À medida que o julgamento avançava, alguns dos co-réus do Sr. Rusesabagina retrataram seu depoimento contra ele, dizendo que ele nunca havia pertencido a um grupo rebelde ou ordenado ataques. Entre eles estava Callixte Nsabimana, o ex-porta-voz do grupo armado, que foi trazido de Comores para Ruanda em circunstâncias misteriosas em 2019.
Em junho, a equipe internacional de defesa de Rusesabagina disse que as autoridades disseram a ele que impediriam seu acesso a alimentos, água e remédios – uma medida que, segundo eles, pretendia pressioná-lo a voltar a julgamento. As autoridades ruandesas disseram que ele estava sendo tratado como os outros presos e tinha acesso a refeições e a um médico.

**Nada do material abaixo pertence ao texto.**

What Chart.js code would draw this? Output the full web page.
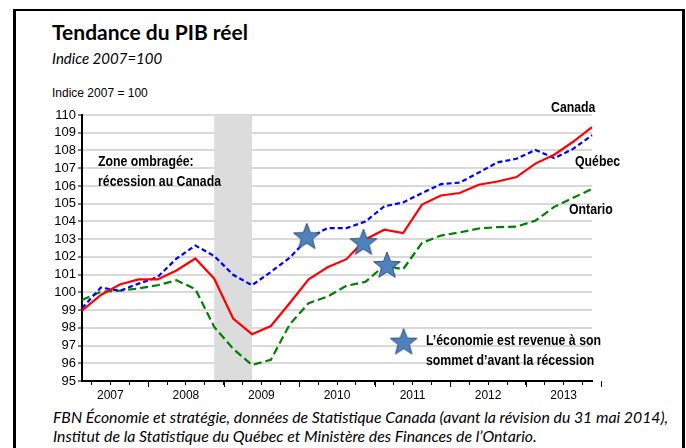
<!DOCTYPE html>
<html lang="fr">
<head>
<meta charset="UTF-8">
<title>Tendance du PIB réel</title>
<script src="https://cdn.jsdelivr.net/npm/chart.js"></script>
<style>
    body {
        margin: 0;
        width: 686px;
        height: 448px;
        overflow: hidden;
        background: #ffffff;
        position: relative;
        font-family: "Liberation Sans", Arial, sans-serif;
        color: #000;
    }
    .frame {
        position: absolute;
        left: 13px;
        top: 9px;
        width: 666px;
        height: 460px;
        border-style: solid;
        border-color: #000;
        border-width: 2px 3px 2px 3px;
    }
    .txt { position: absolute; white-space: nowrap; }
    .title { left: 52px; top: 21px; font: 700 21px Lato, sans-serif; line-height: 21px; }
    .subtitle { left: 52px; top: 51px; font: italic 15px Lato, sans-serif; line-height: 15px; }
    .unit { left: 52px; top: 87px; font-size: 12px; line-height: 12px; }
    /* Arial Narrow absent: Liberation Sans gras resserré */
    .note {
        font: 700 15px "Liberation Sans", Arial, sans-serif;
        line-height: 20px;
        transform: scaleX(0.82);
        transform-origin: 0 0;
    }
    .footer { left: 53px; top: 407px; font: italic 15.8px Lato, sans-serif; line-height: 19px; }
    #chartBox { position: absolute; left: 0; top: 100px; width: 686px; height: 300px; }
</style>
</head>
<body>
<div class="frame"></div>
<div class="txt title">Tendance du PIB réel</div>
<div class="txt subtitle">Indice 2007=100</div>
<div class="txt unit">Indice 2007 = 100</div>

<div id="chartBox"><canvas id="pib"></canvas></div>

<div class="txt note" style="left:551px; top:97px;">Canada</div>
<div class="txt note" style="left:575px; top:151px;">Québec</div>
<div class="txt note" style="left:569px; top:199px;">Ontario</div>
<div class="txt note" style="left:98px; top:151px;">Zone ombragée:<br>récession au Canada</div>
<div class="txt note" style="left:426px; top:330px;">L’économie est revenue à son<br>sommet d’avant la récession</div>

<div class="txt footer">FBN Économie et stratégie, données de Statistique Canada (avant la révision du 31 mai 2014),<br>Institut de la Statistique du Québec et Ministère des Finances de l’Ontario.</div>

<script>
// trimestres 2007T1 .. 2013T4
const quarters = [
    '2007T1','2007T2','2007T3','2007T4','2008T1','2008T2','2008T3','2008T4',
    '2009T1','2009T2','2009T3','2009T4','2010T1','2010T2','2010T3','2010T4',
    '2011T1','2011T2','2011T3','2011T4','2012T1','2012T2','2012T3','2012T4',
    '2013T1','2013T2','2013T3','2013T4'
];
const years = ['2007', '2008', '2009', '2010', '2011', '2012', '2013'];

const canada = [98.97, 99.85, 100.44, 100.73, 100.73, 101.23, 101.91, 100.77,
                98.52, 97.64, 98.10, 99.40, 100.73, 101.41, 101.87, 102.98,
                103.53, 103.34, 104.95, 105.46, 105.60, 106.07, 106.25, 106.50,
                107.26, 107.76, 108.49, 109.32];
const quebec = [99.11, 100.27, 100.09, 100.49, 100.86, 101.90, 102.64, 102.05,
                100.99, 100.40, 101.15, 101.96, 103.07, 103.62, 103.62, 103.99,
                104.85, 105.07, 105.60, 106.10, 106.19, 106.75, 107.33, 107.53,
                108.03, 107.57, 108.09, 108.86];
const ontario = [99.57, 100.03, 100.09, 100.22, 100.40, 100.68, 100.18, 98.05,
                 96.82, 95.90, 96.20, 98.20, 99.39, 99.76, 100.37, 100.59,
                 101.50, 101.30, 102.79, 103.20, 103.38, 103.60, 103.68, 103.71,
                 104.04, 104.82, 105.33, 105.83];

// retour au sommet d'avant la récession (position en trimestres, indice)
const starX = [11.9, 14.9, 16.15];
const starY = [103.16, 102.83, 101.54];
const legendStar = [17.03, 97.22];

// récession: 2008T4 à 2009T2
const recession = [7, 9];

const yTicks = [95, 110];

function pts(arr) {
    return arr.map((v, i) => ({ x: i, y: v }));
}

// étoile pleine pour les marqueurs
function makeStar(r) {
    const c = document.createElement('canvas');
    const s = Math.ceil(r * 2 + 4);
    c.width = s; c.height = s;
    const g = c.getContext('2d');
    g.beginPath();
    for (let k = 0; k < 10; k++) {
        const rad = k % 2 === 0 ? r : r * 0.42;
        const a = -Math.PI / 2 + k * Math.PI / 5;
        g.lineTo(s / 2 + rad * Math.cos(a), s / 2 + 1 + rad * Math.sin(a));
    }
    g.closePath();
    g.fillStyle = '#4f81bd';
    g.fill();
    g.strokeStyle = '#2c4d75';
    g.lineWidth = 1;
    g.stroke();
    return c;
}
const star = makeStar(14);

const shading = {
    id: 'shading',
    beforeDatasetsDraw(chart) {
        const { ctx, chartArea, scales } = chart;
        const x0 = scales.x.getPixelForValue(recession[0]);
        const x1 = scales.x.getPixelForValue(recession[1]);
        ctx.save();
        ctx.fillStyle = '#dcdcdc';
        ctx.fillRect(x0, chartArea.top, x1 - x0, chartArea.bottom - chartArea.top - 1);
        ctx.restore();
    },
    afterDraw(chart) {
        // traits plus longs entre les années
        const { ctx, chartArea, scales } = chart;
        ctx.save();
        ctx.strokeStyle = '#000';
        ctx.lineWidth = 1;
        for (let v = 3.5; v < quarters.length; v += 4) {
            const x = Math.round(scales.x.getPixelForValue(v)) + 0.5;
            ctx.beginPath();
            ctx.moveTo(x, chartArea.bottom);
            ctx.lineTo(x, chartArea.bottom + 6);
            ctx.stroke();
        }
        ctx.restore();
    }
};

const axisFont = { family: '"Liberation Sans", Arial, sans-serif', size: 12 };

new Chart(document.getElementById('pib'), {
    type: 'line',
    data: {
        datasets: [
            {
                type: 'scatter',
                data: starX.map((x, i) => ({ x: x, y: starY[i] })),
                pointStyle: star,
                pointRadius: 14,
                showLine: false,
                clip: false
            },
            {
                type: 'scatter',
                data: [{ x: legendStar[0], y: legendStar[1] }],
                pointStyle: star,
                pointRadius: 14,
                showLine: false,
                clip: false
            },
            {
                label: 'Canada',
                data: pts(canada),
                borderColor: '#ff0000',
                borderWidth: 2.2,
                pointRadius: 0,
                tension: 0,
                clip: false
            },
            {
                label: 'Québec',
                data: pts(quebec),
                borderColor: '#0000ff',
                borderWidth: 2.2,
                borderDash: [5, 3],
                pointRadius: 0,
                tension: 0,
                clip: false
            },
            {
                label: 'Ontario',
                data: pts(ontario),
                borderColor: '#008000',
                borderWidth: 2.2,
                borderDash: [8, 4],
                pointRadius: 0,
                tension: 0,
                clip: false
            }
        ]
    },
    options: {
        responsive: true,
        maintainAspectRatio: false,
        animation: false,
        layout: { padding: { left: 0, right: 94, top: 9, bottom: 0 } },
        plugins: { legend: { display: false }, tooltip: { enabled: false } },
        scales: {
            x: {
                type: 'linear',
                min: 0,
                max: quarters.length - 1,
                afterBuildTicks(scale) {
                    scale.ticks = quarters.slice(0, -1).map((q, i) => ({ value: i + 0.5 }));
                },
                afterFit(scale) { scale.height = 19; },
                grid: { drawOnChartArea: false, tickLength: 4, tickColor: '#000', tickWidth: 1 },
                border: { color: '#000', width: 2 },
                ticks: {
                    autoSkip: false,
                    maxRotation: 0,
                    color: '#000',
                    font: axisFont,
                    padding: 3,
                    callback(value) {
                        const k = (value - 1.5) / 4;
                        return Number.isInteger(k) ? years[k] : '';
                    }
                }
            },
            y: {
                min: yTicks[0],
                max: yTicks[1],
                afterFit(scale) { scale.width = 82; },
                grid: { color: '#d9d9d9', lineWidth: 2, tickColor: '#000', tickLength: 4, tickWidth: 1 },
                border: { color: '#000', width: 2 },
                ticks: {
                    stepSize: 1,
                    autoSkip: false,
                    color: '#000',
                    font: { family: axisFont.family, size: 13 },
                    padding: 2
                }
            }
        }
    },
    plugins: [shading]
});
</script>
</body>
</html>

Recentemente libertado do confinamento solitário após 258 dias, o Sr. Rusesabagina vai à igreja aos sábados, faz pequenas caminhadas diárias, conversa com sua família uma vez por semana e lê livros enviados por familiares. Mas sua interação com os presos é muito limitada, disse Rudakemwa, seu advogado.
“Ninguém tem permissão para falar com ele”, disse ele. “É como um outro isolamento.”